Primary Resources: https://www.ethnologue.com/about/history-ethnologue ; https://www.ethnologue.com/about/problem-language-identification

In 1998, the International Organization for Standardization (ISO) adopted ISO 639-2, a standard for three-letter language identifiers. It is based on a convergence of ISO 639-1 (an earlier standard for two-letter language identifiers originally adopted in 1967) and of ANSI Z39.53 (also known as the MARC language codes, a set of three-letter identifiers developed within the library community and adopted as an American National Standard in 1987). The ISO 639-2 standard was insufficient for many purposes since it has identifiers for fewer than 400 individual languages. Thus in 2002, ISO TC37/SC2 formally invited SIL International to prepare a new standard that would reconcile the complete set of codes used in the Ethnologue with the codes already in use in the earlier ISO standard. In addition, codes developed by LinguistList for ancient and constructed languages were incorporated. The result, which was officially approved by the subscribing national standards bodies in 2006 and published in 2007, is a standard named ISO 639-3 that provides unique three-letter codes for over 7,500 languages (ISO 2007). SIL International was named as the registration authority for the standard and administers the annual cycle for changes and updates as a function separate from the Ethnologue under the supervision of ISO and following the procedures established by the standard itself. It is the editorial policy of Ethnologue to follow ISO 639-3 in determining what linguistic varieties should be listed as languages.

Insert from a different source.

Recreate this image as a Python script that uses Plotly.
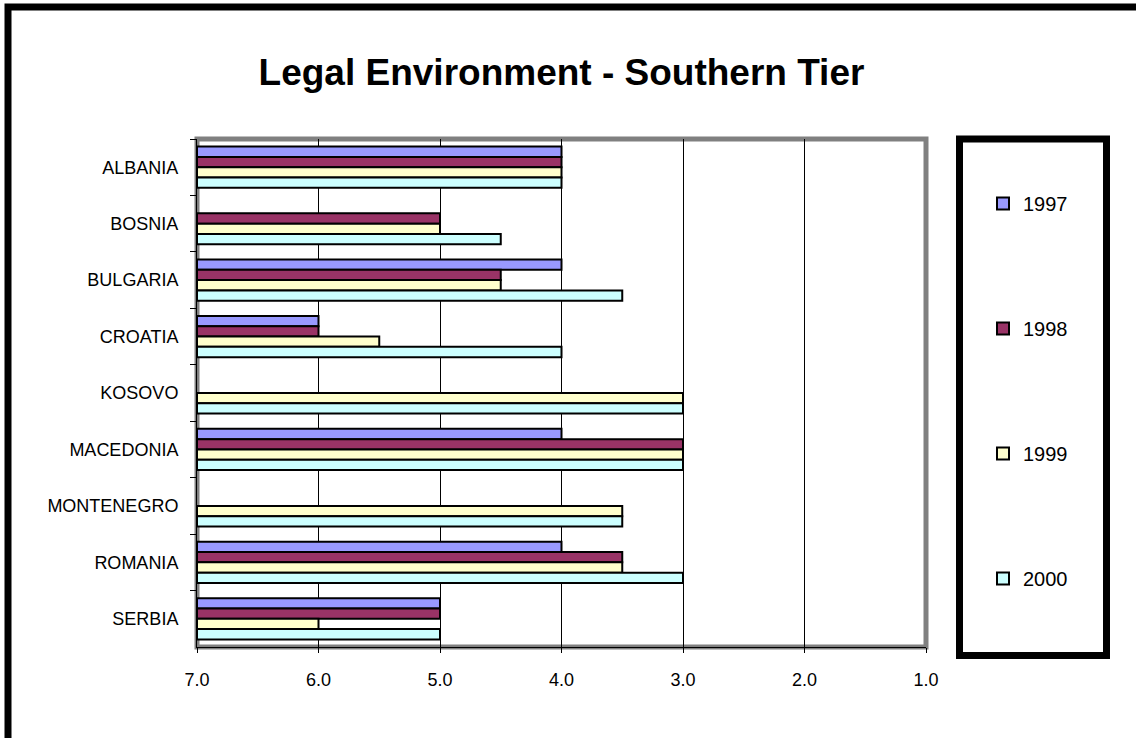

This edition of Ethnologue is now the ninth to use the ISO 639-3 language identifiers. In the fifteenth edition (2005) the codes had the status of Draft International Standard. Since then the Ethnologue ’s language inventory has been based on the most up-to-date version of the standard. The twenty-third edition includes all updates to the standard as of January 2020. Information about the ISO 639-3 standard and procedures for requesting additions, deletions, and other modifications to the ISO 639-3 inventory of identified languages can be found at the ISO 639-3 website: http://iso639-3.sil.org/ .

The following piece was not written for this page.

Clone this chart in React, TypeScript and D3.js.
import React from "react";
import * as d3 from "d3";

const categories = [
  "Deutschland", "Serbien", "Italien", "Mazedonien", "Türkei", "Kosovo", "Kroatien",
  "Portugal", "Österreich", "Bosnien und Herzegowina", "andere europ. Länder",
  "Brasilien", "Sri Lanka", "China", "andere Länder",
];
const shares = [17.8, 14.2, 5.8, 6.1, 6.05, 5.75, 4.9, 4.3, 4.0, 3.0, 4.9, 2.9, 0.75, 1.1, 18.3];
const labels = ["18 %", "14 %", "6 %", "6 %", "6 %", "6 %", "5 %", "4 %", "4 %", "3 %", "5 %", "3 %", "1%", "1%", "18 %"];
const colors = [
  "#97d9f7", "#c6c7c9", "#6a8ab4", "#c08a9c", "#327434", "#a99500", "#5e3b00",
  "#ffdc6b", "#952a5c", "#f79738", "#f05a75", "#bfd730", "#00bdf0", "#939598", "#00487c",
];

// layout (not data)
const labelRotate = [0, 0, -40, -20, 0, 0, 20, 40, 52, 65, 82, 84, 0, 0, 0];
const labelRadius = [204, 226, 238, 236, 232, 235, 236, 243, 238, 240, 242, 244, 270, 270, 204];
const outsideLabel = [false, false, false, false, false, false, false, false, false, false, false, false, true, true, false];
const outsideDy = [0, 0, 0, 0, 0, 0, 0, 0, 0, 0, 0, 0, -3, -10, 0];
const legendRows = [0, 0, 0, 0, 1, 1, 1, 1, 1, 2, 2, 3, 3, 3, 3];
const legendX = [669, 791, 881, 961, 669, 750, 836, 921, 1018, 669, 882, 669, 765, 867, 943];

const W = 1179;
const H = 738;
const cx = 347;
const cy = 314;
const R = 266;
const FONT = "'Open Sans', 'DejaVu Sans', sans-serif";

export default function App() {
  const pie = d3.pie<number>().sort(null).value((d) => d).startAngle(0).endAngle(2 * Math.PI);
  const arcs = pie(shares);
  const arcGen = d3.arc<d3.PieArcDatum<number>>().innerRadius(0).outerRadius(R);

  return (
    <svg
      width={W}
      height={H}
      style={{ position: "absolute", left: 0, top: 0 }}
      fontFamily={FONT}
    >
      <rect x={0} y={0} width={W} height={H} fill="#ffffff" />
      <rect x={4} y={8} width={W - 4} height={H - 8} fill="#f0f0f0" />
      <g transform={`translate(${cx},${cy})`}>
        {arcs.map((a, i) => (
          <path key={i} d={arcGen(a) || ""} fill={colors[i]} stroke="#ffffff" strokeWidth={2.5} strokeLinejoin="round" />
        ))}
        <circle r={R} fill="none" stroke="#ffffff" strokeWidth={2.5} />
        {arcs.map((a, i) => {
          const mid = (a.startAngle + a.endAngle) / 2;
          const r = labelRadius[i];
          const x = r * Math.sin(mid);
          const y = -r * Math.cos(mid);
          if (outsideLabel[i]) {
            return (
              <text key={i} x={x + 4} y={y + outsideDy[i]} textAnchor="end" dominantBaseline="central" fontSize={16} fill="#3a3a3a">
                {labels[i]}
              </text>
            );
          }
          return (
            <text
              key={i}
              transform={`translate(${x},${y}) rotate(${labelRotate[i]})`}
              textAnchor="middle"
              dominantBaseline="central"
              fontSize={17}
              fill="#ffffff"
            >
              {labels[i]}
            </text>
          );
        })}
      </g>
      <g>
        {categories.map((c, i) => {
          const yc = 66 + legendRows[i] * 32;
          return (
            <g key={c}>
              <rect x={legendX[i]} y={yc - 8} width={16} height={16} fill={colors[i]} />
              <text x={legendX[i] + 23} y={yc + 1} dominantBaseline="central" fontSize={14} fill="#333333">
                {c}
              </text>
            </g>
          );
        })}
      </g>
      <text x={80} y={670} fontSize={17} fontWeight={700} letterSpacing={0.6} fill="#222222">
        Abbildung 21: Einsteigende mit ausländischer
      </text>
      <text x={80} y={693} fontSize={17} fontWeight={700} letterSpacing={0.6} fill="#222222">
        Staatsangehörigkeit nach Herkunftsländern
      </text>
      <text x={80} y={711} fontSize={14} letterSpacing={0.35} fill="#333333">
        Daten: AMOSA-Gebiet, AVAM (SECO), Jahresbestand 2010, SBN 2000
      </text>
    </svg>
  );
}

To further complicate the issue, not all scholars share the same set of criteria for distinguishing what level of divergence distinguishes a “language” from a “dialect” and therefore the terms are not always consistently applied. Since the fifteenth edition (2005), Ethnologue has followed the ISO 639-3 inventory of identified languages ( http://iso639-3.sil.org/ ) as the basis for our listing of distinct languages.

One take away could be that, while ISO heavily leaned on Ethnologue to develop the ISO 639-3 standard, it is no longer true that the codes are derived from the Ethnologue, but rather the Ethnologue follows the ISO, and the ISO process dictates what may be found in the Ethnologue.